The jury, which judged the entries blind, agreed. (Meanwhile, Lin only got a B on her assignment; she ended up beating out her professor in the competition.) But Lin’s bleak concept didn’t sit well with many members of the public, who expected a more imposing, complex and grandiose monument with marble, columns and statues in the vein of other buildings on the Mall, like the Lincoln or Jefferson Memorials.
A group of veterans protested the design, claiming that it was an ugly insult that portrayed the war as shameful, dishonorable and worth hiding. “For too long the veterans of that miserable conflict have borne the burden of the national ambivalence about the war,” wrote one critic. “To bury them now in a black stone sarcophagus, sunk into a hollow in the earth below eye level, is like spitting on their graves.”
Critics found an ally in then-radio host Patrick Buchanan and Congressman Henry Hyde. They launched a campaign to change the wall to a white color and add an eight-foot-high sculpture of soldiers to the site. The wall’s detractors used everything from Lin’s age to her ethnicity to her as reasons the design should be changed or abandoned altogether. Lin vehemently disagreed and accused Hyde of “drawing mustaches on other people’s portraits.”
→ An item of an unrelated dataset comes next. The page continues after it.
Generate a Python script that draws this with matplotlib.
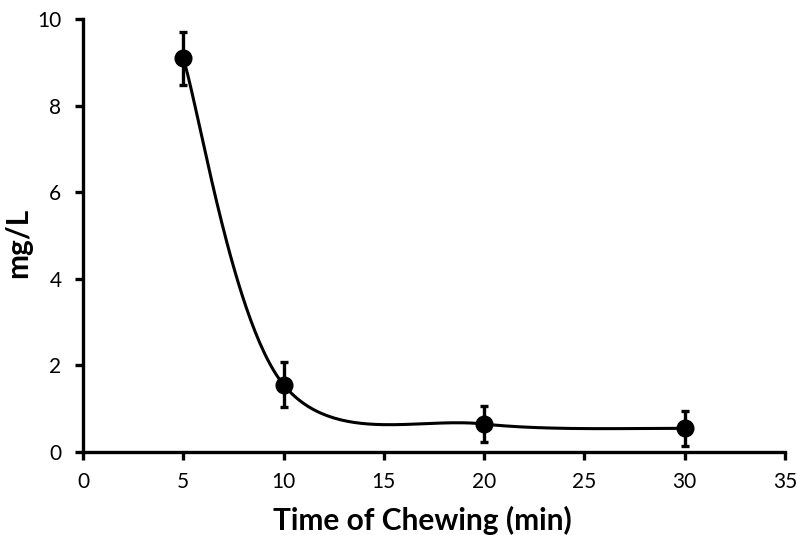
import numpy as np
import matplotlib
matplotlib.use("Agg")
import matplotlib.pyplot as plt

plt.rcParams['font.family'] = ['Lato', 'DejaVu Sans']

time_min = [5, 10, 20, 30]
conc = [9.1, 1.55, 0.64, 0.54]
err = [0.61, 0.52, 0.41, 0.41]
x_ticks = [0, 5, 10, 15, 20, 25, 30, 35]
y_ticks = [0, 2, 4, 6, 8, 10]


def excel_smooth(xs, ys, n=60):
    xs = np.asarray(xs, float)
    ys = np.asarray(ys, float)
    px = np.concatenate([[xs[0]], xs, [xs[-1]]])
    py = np.concatenate([[ys[0]], ys, [ys[-1]]])
    outx, outy = [], []
    t = np.linspace(0, 1, n)
    for i in range(1, len(px) - 2):
        p0 = np.array([px[i], py[i]])
        p3 = np.array([px[i + 1], py[i + 1]])
        c1 = p0 + (np.array([px[i + 1], py[i + 1]]) - np.array([px[i - 1], py[i - 1]])) / 6
        c2 = p3 - (np.array([px[i + 2], py[i + 2]]) - np.array([px[i], py[i]])) / 6
        b = ((1 - t) ** 3)[:, None] * p0 + (3 * (1 - t) ** 2 * t)[:, None] * c1 \
            + (3 * (1 - t) * t ** 2)[:, None] * c2 + (t ** 3)[:, None] * p3
        outx.extend(b[:, 0])
        outy.extend(b[:, 1])
    return np.array(outx), np.array(outy)


fig = plt.figure(figsize=(7.97, 5.35), dpi=100)
ax = fig.add_axes([0.1041, 0.1557, 0.8809, 0.808])

sx, sy = excel_smooth(time_min, conc)
ax.plot(sx, sy, color='black', lw=2.2, zorder=2)
ax.errorbar(time_min, conc, yerr=err, fmt='o', color='black', ms=12,
            elinewidth=2.4, capsize=3, capthick=2.4, zorder=3)

ax.set_xlim(0, 35)
ax.set_ylim(0, 10)
ax.set_xticks(x_ticks)
ax.set_yticks(y_ticks)
for s in ['top', 'right']:
    ax.spines[s].set_visible(False)
for s in ['left', 'bottom']:
    ax.spines[s].set_linewidth(2.4)
ax.tick_params(axis='both', direction='out', length=5.5, width=2.4,
               labelsize=15, colors='black')
ax.tick_params(axis='x', pad=9)
ax.tick_params(axis='y', pad=10)
ax.set_xlabel('Time of Chewing (min)', fontsize=21.5, fontweight='bold')
ax.set_ylabel('mg/L', fontsize=21.5, fontweight='bold')
ax.xaxis.set_label_coords(0.484, -0.125)
ax.yaxis.set_label_coords(-0.073, 0.483)

fig.savefig('out.png', dpi=100)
The U.S. Commission of Fine Arts, which was in charge of the final design, finally brokered a compromise. They kept Lin’s design and added a sculpture that had won third place in the design competition, Frederick Elliot Hart’s “Three Soldiers,” nearby. A tribute to the 11,000 in uniform—the first to honor women’s military service in the nation’s capital—was added in 1993.
Lin did not attend the compromise meeting, and was so hurt by the controversy over her work that it took her years to discuss it publicly. In 2000, she published an essay about her design process. “It wasn’t so much of an artistic dispute as a political one,” she wrote. “It was extremely naïve of me to think that I could produce a neutral statement that would not become politically controversial simply because it chose not to take sides.” She had always intended the memorial to be apolitical, she wrote, but she regretted the ways she had become a weapon in the fight against a memorial intended to highlight veterans.
The critics may have been louder at the time, but many Americans were appreciative of Lin’s striking design. Spurred on by the activism of the wounded Vietnam veteran Jan C. Scruggs and sympathetic celebrities like Bob Hope, some 275,000 Americans, as well as businesses and veterans’ groups, donated $8.4 million so the memorial could be built. While U.S Congress had allocated three acres on the National Mall for the Vietnam Veterans Memorial, funding for the project came from the private sector, not the government.
Today, the wall has become a destination for visitors to Washington D.C., even those who did not experience the war firsthand. People with friends or relatives who fought in the war search for their names and rub impressions of them onto paper. Offerings like letters, medals, photos and dog tags are left almost daily.
In 1999, Congress expanded its definition of both the length of the war and the areas it covered. As a result, the Department of Defense regularly learns of more service members who died during combat or whose service records have been re-evaluated and adds their names.
In 2010, a study even found that visiting the wall multiple times can help Vietnam veterans better cope with post-traumatic stress.
Now a world-respected artist and architect, Lin continues to design iconic structures like the Civil Rights Memorial, a fountain and sculpture in Montgomery, Alabama that is inscribed with the names of activists who died during the Civil Rights Movement. A member of the National Women’s Hall of Fame, she received the Presidential Medal of Freedom in 2016. But her most lasting legacy will likely be the wall she designed as a 21-year-old student—and how it honors the veterans it was meant to commemorate.